You can check out the NO-COST webinar here for a closer look at how profitable traders go about preparing for the trading day!
Do you use a gap trading strategy? Let me know in the comments!
FAQs
Is Gap Trading Profitable?
Gap trading can be profitable if done correctly. However, it’s essential to use other technical indicators to confirm your trading signals.
Does a Gap Get Filled?
Not all gaps get filled. The likelihood of a gap getting filled depends on various factors, including the type of gap and market conditions.
How Can I Know If a Stock Will Gap Up?
There’s no surefire way to know if a stock will gap up. However, keeping an eye on news events and earnings reports can give you an indication.
What Is Gap Fill in Terms of Trades and Price Action?
Gap fill refers to the situation where trades eventually return to fill a gap in the range of price action. For example, if a stock opens higher than the previous day’s high, prices might eventually drop to fill that gap, which could indicate a reversal in price action.
How Do Analysts View Gap Fills?
Analysts often observe gap fills as areas of interest in the market.
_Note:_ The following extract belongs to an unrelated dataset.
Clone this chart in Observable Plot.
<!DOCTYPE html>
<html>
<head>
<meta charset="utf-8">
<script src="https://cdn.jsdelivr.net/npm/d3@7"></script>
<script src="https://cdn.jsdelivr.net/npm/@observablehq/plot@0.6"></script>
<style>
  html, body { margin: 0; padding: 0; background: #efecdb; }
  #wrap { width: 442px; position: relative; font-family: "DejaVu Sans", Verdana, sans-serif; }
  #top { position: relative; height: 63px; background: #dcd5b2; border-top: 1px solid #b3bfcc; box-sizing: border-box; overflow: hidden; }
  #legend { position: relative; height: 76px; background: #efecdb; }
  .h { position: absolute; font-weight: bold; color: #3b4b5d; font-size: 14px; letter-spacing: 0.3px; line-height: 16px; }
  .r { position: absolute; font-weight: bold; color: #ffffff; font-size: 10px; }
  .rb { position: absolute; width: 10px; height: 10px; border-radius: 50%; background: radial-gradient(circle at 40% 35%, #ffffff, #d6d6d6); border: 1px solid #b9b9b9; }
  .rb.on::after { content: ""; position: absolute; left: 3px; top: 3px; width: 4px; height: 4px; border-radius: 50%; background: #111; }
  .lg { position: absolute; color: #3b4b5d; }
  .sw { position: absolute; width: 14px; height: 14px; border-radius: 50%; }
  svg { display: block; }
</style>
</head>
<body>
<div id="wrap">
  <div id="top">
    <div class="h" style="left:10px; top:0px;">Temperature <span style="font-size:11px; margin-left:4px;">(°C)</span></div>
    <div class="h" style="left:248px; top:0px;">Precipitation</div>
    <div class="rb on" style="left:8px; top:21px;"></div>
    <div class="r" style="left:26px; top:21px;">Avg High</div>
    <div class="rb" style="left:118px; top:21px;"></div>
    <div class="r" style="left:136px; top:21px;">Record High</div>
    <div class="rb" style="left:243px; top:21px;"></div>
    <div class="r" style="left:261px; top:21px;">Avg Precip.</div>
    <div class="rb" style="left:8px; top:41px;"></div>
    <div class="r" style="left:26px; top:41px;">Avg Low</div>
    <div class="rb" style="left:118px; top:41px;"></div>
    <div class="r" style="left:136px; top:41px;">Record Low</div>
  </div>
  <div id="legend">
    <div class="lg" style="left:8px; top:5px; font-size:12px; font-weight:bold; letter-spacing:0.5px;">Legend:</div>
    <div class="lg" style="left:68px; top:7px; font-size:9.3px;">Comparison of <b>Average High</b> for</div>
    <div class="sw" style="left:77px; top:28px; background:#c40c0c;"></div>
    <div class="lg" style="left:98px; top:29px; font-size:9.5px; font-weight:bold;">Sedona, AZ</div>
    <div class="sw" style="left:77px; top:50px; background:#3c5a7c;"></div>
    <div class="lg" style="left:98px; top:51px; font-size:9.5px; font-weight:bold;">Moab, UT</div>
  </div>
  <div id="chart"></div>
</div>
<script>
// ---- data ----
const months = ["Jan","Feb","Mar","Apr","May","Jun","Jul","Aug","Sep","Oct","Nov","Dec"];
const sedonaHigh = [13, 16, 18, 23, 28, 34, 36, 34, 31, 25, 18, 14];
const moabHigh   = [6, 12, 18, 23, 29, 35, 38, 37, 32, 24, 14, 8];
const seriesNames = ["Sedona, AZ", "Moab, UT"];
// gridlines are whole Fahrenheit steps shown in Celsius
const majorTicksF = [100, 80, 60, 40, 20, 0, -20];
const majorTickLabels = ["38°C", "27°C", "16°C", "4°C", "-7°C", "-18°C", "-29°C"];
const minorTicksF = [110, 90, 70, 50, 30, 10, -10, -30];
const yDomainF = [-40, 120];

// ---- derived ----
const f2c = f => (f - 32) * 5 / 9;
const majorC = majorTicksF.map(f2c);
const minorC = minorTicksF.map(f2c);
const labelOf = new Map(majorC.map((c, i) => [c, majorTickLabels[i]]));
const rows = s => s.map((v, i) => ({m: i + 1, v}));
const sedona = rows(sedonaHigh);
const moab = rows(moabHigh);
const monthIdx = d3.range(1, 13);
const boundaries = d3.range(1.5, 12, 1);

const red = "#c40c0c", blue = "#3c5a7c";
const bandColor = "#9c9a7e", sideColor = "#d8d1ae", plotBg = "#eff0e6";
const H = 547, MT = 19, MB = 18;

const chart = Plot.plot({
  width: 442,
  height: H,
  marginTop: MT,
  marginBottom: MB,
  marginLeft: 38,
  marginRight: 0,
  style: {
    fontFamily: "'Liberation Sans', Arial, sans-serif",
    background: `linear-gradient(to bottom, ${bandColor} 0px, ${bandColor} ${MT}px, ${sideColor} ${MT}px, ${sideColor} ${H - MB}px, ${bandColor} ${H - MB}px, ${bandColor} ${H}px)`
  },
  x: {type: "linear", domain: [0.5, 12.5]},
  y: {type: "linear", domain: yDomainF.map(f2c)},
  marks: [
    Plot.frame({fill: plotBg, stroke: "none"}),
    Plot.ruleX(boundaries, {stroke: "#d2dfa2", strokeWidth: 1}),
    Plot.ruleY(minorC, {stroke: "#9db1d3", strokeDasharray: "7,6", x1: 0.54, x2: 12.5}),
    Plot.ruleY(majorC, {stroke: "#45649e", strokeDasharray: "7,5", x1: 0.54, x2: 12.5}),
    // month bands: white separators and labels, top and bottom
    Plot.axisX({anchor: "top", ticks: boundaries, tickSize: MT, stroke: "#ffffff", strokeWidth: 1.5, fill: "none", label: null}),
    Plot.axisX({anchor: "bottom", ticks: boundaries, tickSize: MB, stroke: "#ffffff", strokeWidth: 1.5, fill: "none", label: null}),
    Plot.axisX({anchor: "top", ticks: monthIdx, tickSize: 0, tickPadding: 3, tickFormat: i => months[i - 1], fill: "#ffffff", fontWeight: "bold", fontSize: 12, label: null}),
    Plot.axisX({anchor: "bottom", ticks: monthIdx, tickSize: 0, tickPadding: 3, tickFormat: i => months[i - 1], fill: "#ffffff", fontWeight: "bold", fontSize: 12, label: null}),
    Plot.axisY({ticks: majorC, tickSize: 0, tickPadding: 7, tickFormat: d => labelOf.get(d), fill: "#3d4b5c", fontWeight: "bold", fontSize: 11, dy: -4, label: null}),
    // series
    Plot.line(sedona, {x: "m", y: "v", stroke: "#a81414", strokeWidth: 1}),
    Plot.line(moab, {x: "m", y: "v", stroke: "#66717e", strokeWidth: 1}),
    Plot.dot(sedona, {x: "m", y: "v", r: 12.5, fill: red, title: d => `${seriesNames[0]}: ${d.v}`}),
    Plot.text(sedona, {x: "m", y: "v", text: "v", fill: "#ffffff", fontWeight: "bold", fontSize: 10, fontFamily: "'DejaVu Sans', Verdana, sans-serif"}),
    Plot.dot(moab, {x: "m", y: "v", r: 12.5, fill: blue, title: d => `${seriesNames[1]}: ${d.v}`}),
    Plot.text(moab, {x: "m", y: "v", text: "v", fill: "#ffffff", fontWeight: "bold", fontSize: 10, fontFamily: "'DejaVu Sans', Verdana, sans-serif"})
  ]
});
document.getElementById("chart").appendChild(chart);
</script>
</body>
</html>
They can use information such as liquidity and market capitalization to make educated predictions. This is especially important for investors who rely on these insights to identify potential buyers and sellers.
How Does Exchange and Size Matter in Gap Fills?
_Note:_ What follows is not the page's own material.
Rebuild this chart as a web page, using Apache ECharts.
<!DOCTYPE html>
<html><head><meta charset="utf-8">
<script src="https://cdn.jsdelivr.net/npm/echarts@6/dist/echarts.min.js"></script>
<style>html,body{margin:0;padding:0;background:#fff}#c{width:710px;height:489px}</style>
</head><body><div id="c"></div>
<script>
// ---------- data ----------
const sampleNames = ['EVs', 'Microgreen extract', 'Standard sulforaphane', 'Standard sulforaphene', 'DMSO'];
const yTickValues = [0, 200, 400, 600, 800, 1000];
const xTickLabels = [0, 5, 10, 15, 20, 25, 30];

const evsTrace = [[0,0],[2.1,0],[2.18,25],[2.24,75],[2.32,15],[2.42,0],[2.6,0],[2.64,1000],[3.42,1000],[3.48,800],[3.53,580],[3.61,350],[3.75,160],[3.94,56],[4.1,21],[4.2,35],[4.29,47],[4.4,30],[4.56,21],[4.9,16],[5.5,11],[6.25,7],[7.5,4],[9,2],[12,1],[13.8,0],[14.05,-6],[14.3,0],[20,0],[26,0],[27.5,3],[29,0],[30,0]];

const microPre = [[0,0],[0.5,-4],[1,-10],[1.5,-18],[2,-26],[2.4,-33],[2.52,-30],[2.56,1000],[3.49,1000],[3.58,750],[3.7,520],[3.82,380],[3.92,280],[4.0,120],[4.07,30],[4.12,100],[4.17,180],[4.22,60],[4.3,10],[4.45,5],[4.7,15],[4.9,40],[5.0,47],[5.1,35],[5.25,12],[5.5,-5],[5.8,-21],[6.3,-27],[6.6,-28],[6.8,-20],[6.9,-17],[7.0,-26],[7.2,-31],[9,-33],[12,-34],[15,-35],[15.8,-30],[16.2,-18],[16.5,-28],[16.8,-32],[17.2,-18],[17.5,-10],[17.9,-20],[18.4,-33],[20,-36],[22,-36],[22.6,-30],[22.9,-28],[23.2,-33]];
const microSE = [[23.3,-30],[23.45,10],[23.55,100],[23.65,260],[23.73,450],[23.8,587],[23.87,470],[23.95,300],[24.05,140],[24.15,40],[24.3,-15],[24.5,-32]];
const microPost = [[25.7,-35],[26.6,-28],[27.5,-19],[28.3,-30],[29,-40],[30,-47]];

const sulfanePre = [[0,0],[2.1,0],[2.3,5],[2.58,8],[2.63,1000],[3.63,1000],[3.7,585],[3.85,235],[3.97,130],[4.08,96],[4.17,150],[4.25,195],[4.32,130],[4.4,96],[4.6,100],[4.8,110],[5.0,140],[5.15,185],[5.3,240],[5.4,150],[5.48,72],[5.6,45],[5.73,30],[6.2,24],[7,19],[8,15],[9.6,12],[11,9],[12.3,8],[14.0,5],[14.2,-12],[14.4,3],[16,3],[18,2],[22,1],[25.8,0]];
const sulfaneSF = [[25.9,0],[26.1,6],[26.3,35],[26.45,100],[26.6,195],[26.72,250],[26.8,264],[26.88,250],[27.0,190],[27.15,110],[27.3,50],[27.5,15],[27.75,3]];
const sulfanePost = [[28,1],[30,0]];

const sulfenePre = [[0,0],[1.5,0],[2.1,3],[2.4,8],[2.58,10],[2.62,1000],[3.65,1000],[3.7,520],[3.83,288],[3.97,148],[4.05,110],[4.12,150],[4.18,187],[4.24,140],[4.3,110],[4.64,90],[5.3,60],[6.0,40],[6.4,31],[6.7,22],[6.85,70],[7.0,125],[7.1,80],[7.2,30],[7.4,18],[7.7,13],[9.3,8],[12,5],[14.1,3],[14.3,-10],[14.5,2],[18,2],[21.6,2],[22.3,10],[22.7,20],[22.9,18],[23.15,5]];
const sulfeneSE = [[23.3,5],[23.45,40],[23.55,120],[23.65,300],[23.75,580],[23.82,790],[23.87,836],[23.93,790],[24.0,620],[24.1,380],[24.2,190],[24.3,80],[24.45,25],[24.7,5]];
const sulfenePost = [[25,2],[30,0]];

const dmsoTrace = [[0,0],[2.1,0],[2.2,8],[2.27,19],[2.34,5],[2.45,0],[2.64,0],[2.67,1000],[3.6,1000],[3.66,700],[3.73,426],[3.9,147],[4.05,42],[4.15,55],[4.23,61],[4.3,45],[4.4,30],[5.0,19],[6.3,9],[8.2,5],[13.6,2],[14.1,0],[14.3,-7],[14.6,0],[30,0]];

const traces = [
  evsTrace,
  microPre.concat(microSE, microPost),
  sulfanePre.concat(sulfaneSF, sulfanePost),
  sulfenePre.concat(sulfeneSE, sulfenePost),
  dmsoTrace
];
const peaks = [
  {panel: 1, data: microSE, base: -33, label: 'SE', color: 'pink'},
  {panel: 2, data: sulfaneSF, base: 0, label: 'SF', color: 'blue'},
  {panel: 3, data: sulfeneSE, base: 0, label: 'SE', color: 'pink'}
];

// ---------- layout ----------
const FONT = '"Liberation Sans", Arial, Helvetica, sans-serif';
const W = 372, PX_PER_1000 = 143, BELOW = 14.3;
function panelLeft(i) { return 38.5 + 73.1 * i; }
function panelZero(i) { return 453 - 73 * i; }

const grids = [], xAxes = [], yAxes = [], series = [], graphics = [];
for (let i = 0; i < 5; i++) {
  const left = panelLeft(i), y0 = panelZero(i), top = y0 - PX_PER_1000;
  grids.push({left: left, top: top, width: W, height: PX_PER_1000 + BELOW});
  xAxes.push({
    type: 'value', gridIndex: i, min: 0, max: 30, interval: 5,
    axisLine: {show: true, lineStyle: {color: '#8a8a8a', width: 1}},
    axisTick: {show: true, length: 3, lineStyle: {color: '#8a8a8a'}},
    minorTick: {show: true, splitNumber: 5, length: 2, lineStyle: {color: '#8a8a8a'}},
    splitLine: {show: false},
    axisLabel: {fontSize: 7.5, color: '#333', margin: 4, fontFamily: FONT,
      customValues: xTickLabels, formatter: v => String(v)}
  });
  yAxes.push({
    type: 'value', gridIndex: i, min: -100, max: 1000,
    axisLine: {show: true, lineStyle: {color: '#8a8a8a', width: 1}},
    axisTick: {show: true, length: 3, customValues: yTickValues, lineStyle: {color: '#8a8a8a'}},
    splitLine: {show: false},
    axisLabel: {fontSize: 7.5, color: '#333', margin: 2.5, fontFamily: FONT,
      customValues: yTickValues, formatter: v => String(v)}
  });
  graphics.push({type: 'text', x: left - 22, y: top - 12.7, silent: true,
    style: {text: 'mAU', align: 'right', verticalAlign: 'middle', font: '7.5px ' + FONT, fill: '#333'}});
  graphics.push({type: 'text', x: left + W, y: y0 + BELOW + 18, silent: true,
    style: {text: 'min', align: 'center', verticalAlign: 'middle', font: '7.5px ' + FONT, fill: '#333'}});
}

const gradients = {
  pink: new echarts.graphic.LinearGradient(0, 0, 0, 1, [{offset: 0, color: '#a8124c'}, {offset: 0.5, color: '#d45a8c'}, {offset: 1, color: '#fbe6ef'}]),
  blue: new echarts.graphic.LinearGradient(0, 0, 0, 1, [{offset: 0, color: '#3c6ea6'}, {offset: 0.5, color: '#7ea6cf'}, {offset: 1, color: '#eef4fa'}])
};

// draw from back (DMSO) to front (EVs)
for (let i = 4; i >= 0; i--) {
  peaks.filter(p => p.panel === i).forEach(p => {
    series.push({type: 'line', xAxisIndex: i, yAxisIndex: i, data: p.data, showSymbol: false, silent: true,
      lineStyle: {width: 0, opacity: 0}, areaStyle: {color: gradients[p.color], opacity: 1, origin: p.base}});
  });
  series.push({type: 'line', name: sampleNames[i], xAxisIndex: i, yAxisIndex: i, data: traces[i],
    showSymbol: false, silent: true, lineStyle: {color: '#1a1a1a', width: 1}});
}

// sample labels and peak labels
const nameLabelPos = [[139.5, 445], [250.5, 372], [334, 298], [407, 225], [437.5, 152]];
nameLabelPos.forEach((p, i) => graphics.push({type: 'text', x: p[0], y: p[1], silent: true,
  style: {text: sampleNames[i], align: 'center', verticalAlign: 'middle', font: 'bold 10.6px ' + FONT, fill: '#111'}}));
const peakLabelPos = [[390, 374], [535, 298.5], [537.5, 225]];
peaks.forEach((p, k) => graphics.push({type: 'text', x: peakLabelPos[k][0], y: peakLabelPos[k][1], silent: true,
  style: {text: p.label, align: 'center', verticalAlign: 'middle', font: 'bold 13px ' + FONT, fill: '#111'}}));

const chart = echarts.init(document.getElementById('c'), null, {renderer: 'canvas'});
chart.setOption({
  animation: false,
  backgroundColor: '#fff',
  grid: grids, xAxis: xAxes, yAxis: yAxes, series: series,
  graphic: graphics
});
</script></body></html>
The exchange where a stock is listed can impact the likelihood of a gap fill occurring. Companies with a larger market capitalization and size might experience different patterns in gap fills compared to those with smaller value.
What Role Do Buyers and Sellers Play in Gap Fills?
Buyers and sellers are the key market participants that determine whether a gap will be filled. The range in which they are willing to trade often correlates with areas of liquidity, which, in turn, affects the speed and probability of a gap fill.
Are There Other Assets Where Gap Fills Occur?
Yes, gap fills are not limited to stocks. They can occur in other asset classes like commodities, forex, and even cryptocurrencies. Examples include price gaps that get filled in precious metals or currency pairs.